## Task
Leave out the pictures and reproduce all of the data exactly.

## Raw data

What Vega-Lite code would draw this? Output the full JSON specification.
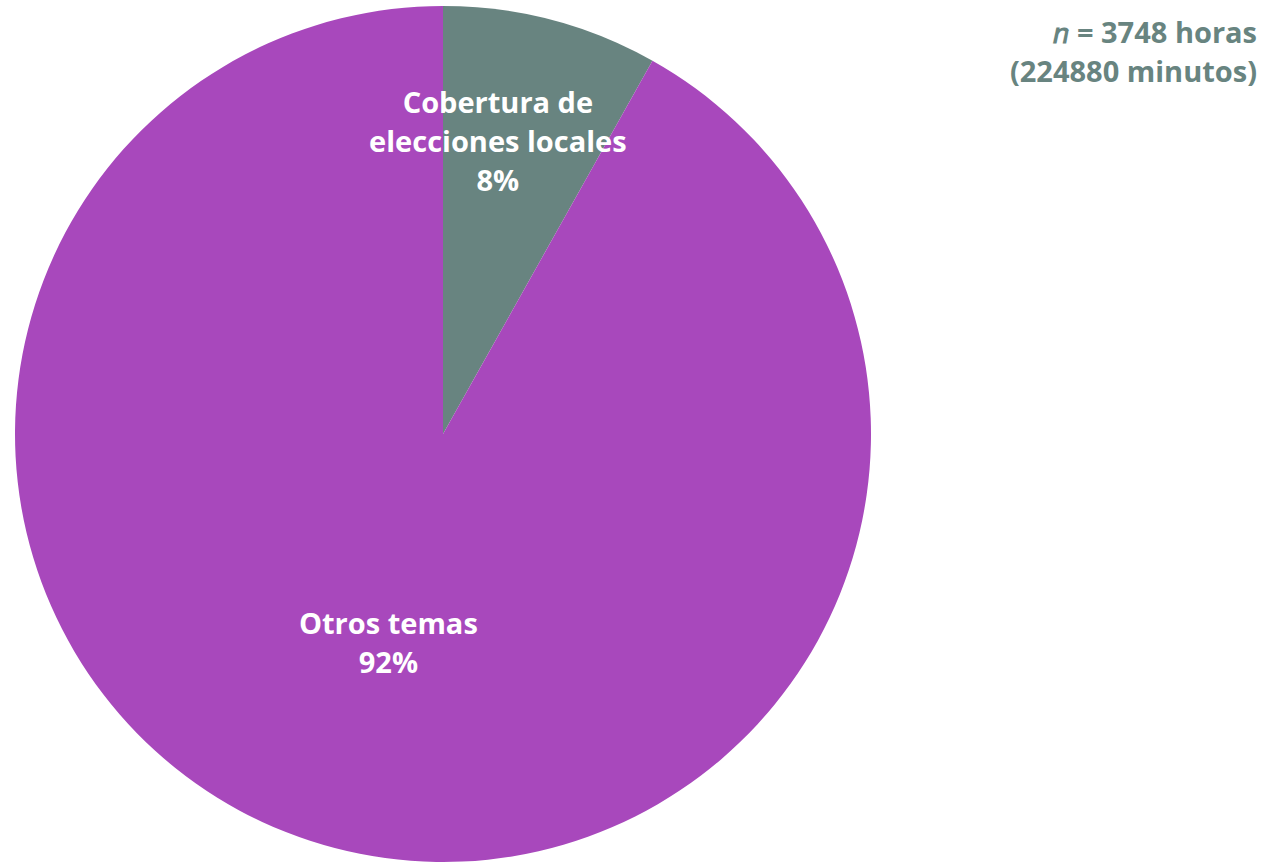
{
  "$schema": "https://vega.github.io/schema/vega-lite/v6.json",
  "autosize": {"type": "none"},
  "width": 886,
  "height": 856,
  "padding": {"left": 0, "top": 6, "right": 386, "bottom": 0},
  "background": "white",
  "title": {
    "text": ["𝑛 = 3748 horas", "(224880 minutos)"],
    "anchor": "end",
    "orient": "top",
    "align": "right",
    "baseline": "top",
    "dx": 371,
    "dy": 86,
    "font": "Open Sans",
    "fontWeight": "bold",
    "fontSize": 29,
    "lineHeight": 39,
    "color": "#688480"
  },
  "data": {
    "values": [
      {"tema": "Cobertura de elecciones locales", "pct": 8.14, "etiqueta": "Cobertura de\nelecciones locales\n8%", "orden": 1},
      {"tema": "Otros temas", "pct": 91.86, "etiqueta": "Otros temas\n92%", "orden": 2}
    ]
  },
  "encoding": {
    "theta": {"field": "pct", "type": "quantitative", "stack": true},
    "order": {"field": "orden", "type": "quantitative"}
  },
  "layer": [
    {
      "mark": {"type": "arc", "outerRadius": 428},
      "encoding": {
        "color": {
          "field": "tema",
          "type": "nominal",
          "scale": {"domain": ["Cobertura de elecciones locales", "Otros temas"], "range": ["#688480", "#a848bc"]},
          "legend": null
        }
      }
    },
    {
      "mark": {"type": "text", "radius": 300, "dx": -21, "dy": -40, "font": "Open Sans", "fontWeight": "bold", "fontSize": 29, "lineHeight": 39, "lineBreak": "\n", "fill": "white", "align": "center", "baseline": "middle"},
      "encoding": {
        "text": {"condition": {"test": "datum.orden == 1", "field": "etiqueta", "type": "nominal"}, "value": ""}
      }
    },
    {
      "mark": {"type": "text", "radius": 216, "dy": -18, "font": "Open Sans", "fontWeight": "bold", "fontSize": 29, "lineHeight": 39, "lineBreak": "\n", "fill": "white", "align": "center", "baseline": "middle"},
      "encoding": {
        "text": {"condition": {"test": "datum.orden == 2", "field": "etiqueta", "type": "nominal"}, "value": ""}
      }
    }
  ]
}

## The solution
What Vega-Lite code would draw this? Output the full JSON specification.
{
  "$schema": "https://vega.github.io/schema/vega-lite/v6.json",
  "autosize": {"type": "none"},
  "width": 886,
  "height": 856,
  "padding": {"left": 0, "top": 6, "right": 386, "bottom": 0},
  "background": "white",
  "title": {
    "text": ["𝑛 = 3748 horas", "(224880 minutos)"],
    "anchor": "end",
    "orient": "top",
    "align": "right",
    "baseline": "top",
    "dx": 371,
    "dy": 86,
    "font": "Open Sans",
    "fontWeight": "bold",
    "fontSize": 29,
    "lineHeight": 39,
    "color": "#688480"
  },
  "data": {
    "values": [
      {"tema": "Cobertura de elecciones locales", "pct": 8.14, "etiqueta": "Cobertura de\nelecciones locales\n8%", "orden": 1},
      {"tema": "Otros temas", "pct": 91.86, "etiqueta": "Otros temas\n92%", "orden": 2}
    ]
  },
  "encoding": {
    "theta": {"field": "pct", "type": "quantitative", "stack": true},
    "order": {"field": "orden", "type": "quantitative"}
  },
  "layer": [
    {
      "mark": {"type": "arc", "outerRadius": 428},
      "encoding": {
        "color": {
          "field": "tema",
          "type": "nominal",
          "scale": {"domain": ["Cobertura de elecciones locales", "Otros temas"], "range": ["#688480", "#a848bc"]},
          "legend": null
        }
      }
    },
    {
      "mark": {"type": "text", "radius": 300, "dx": -21, "dy": -40, "font": "Open Sans", "fontWeight": "bold", "fontSize": 29, "lineHeight": 39, "lineBreak": "\n", "fill": "white", "align": "center", "baseline": "middle"},
      "encoding": {
        "text": {"condition": {"test": "datum.orden == 1", "field": "etiqueta", "type": "nominal"}, "value": ""}
      }
    },
    {
      "mark": {"type": "text", "radius": 216, "dy": -18, "font": "Open Sans", "fontWeight": "bold", "fontSize": 29, "lineHeight": 39, "lineBreak": "\n", "fill": "white", "align": "center", "baseline": "middle"},
      "encoding": {
        "text": {"condition": {"test": "datum.orden == 2", "field": "etiqueta", "type": "nominal"}, "value": ""}
      }
    }
  ]
}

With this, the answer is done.